La facultad de saber cocinar tendría que ser innata como necesidad que
supone para la supervivencia. Como no lo es, debería ser asignatura
obligatoria. Porque más importante que las leyes de Mendel o la Quinta
Enmienda, mucho más que saber lo que es una mitocondria o dominar el Código
Penal, una integral por partes o la historia de Chipre, es saber cocinar. Porque
cocinar hace hogar.
Y saber hacer galletas enamora. El olor a azúcar y a bizcocho de
almendras que sale del horno es, junto con el olor a cocido o a tortilla de
patata, lo que más caracteriza e identifica a la casa de uno.
En mi casa, de mis padres, la cocina olía a sofrito. Todo empezaba por
freír cebolla, ajos, pimientos. En casa de mis abuelos olía a croquetas, a
menestra. Las escaleras de madera recién fregadas hacían de tiro y jugábamos a
adivinar el menú. En casa de mi abuela olía a matanza y a torreznos por la
mañana, a patatas fritas casi siempre. En casa de una amiguilla mía de la
sierra, a Nocilla, en casa de otra a barbacoa, a sardinas. En casa de tu
hermana a limpio, y si eso, a cocido y quiche, ¡qué ricos! De otra hermana a
pollo empanado. ¡Qué bueno! En casa de tu madre a puchero, judías para ti o a
salmorejo. En la playa a maricos, bien de sal en los gambones y una mijita de
aceite. En nuestra casa, ahora huele a tarta y a brownie, a galletas de
mantequilla. Huele a tortitas con chocolate y azúcar glas. Huele a dulce, a
mermelada casera, apunto de quemarse el azúcar. A veces huele a tomate frito, a
pimientos asados. Huele al humor del cocinero.

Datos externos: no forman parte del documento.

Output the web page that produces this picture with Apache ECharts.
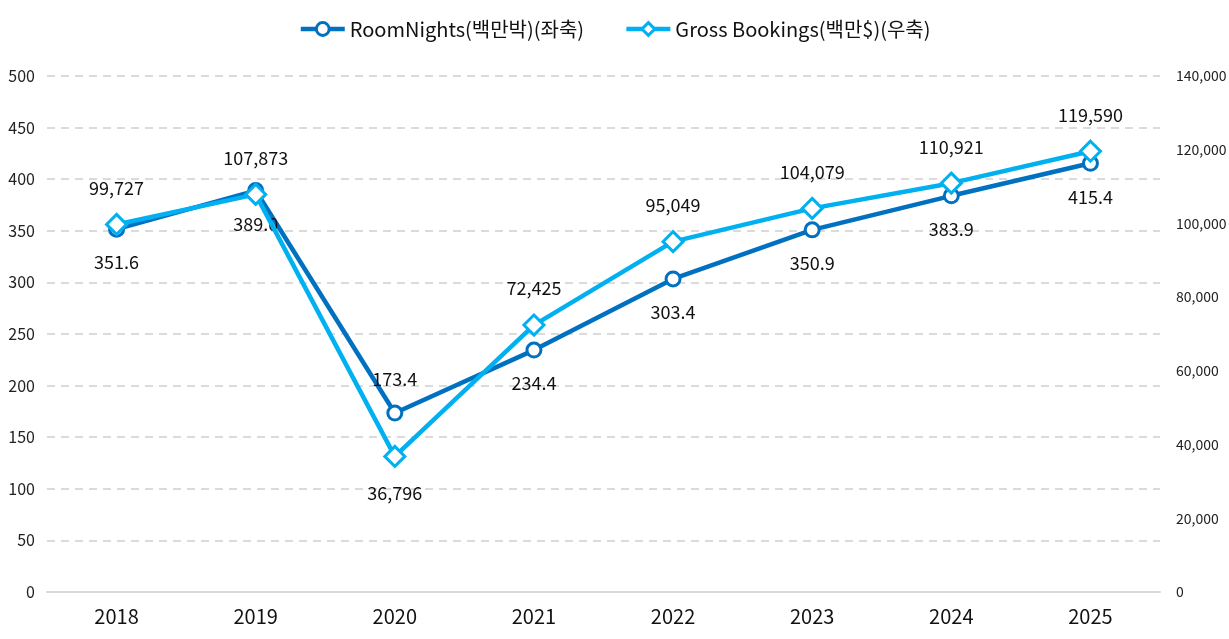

El olfato es lo que más directo te lleva al recuerdo. Las escaleras
mojadas de casa de mis abuelos, cubiertas con papel de periódico hasta que se
secaban tenían su propio olor. Llegar a casa cuando aún estaban los papeles
puestos indicaba que era pronto. Una alegría, porque podías entrar en la cocina
a curiosear, a probar algo. Ir a los dormitorios a investigar entre juguetes
antiguos y tebeos de tus padres. Podías utilizar la máquina de escribir
portátil, verde, con su funda. O incluso podías tener la suerte de que te
encargaran ir a Colón, la panadería, a comprar unos colines y una hogaza de pan
blanco. Las vueltas eran tuyas. Ventajas de la puntualidad.
En las casas donde hay un bebé todo huele a infancia. Todo huele a
limpio, a colonia, a polvos de talco. No se puede camuflar el olor de la vida.
Me ha encantado lo de “huele al humor del cocinero”. Muy bueno, María, el olor evoca la infancia y crea recuerdos que espero me despierten en caso de Alzheimer.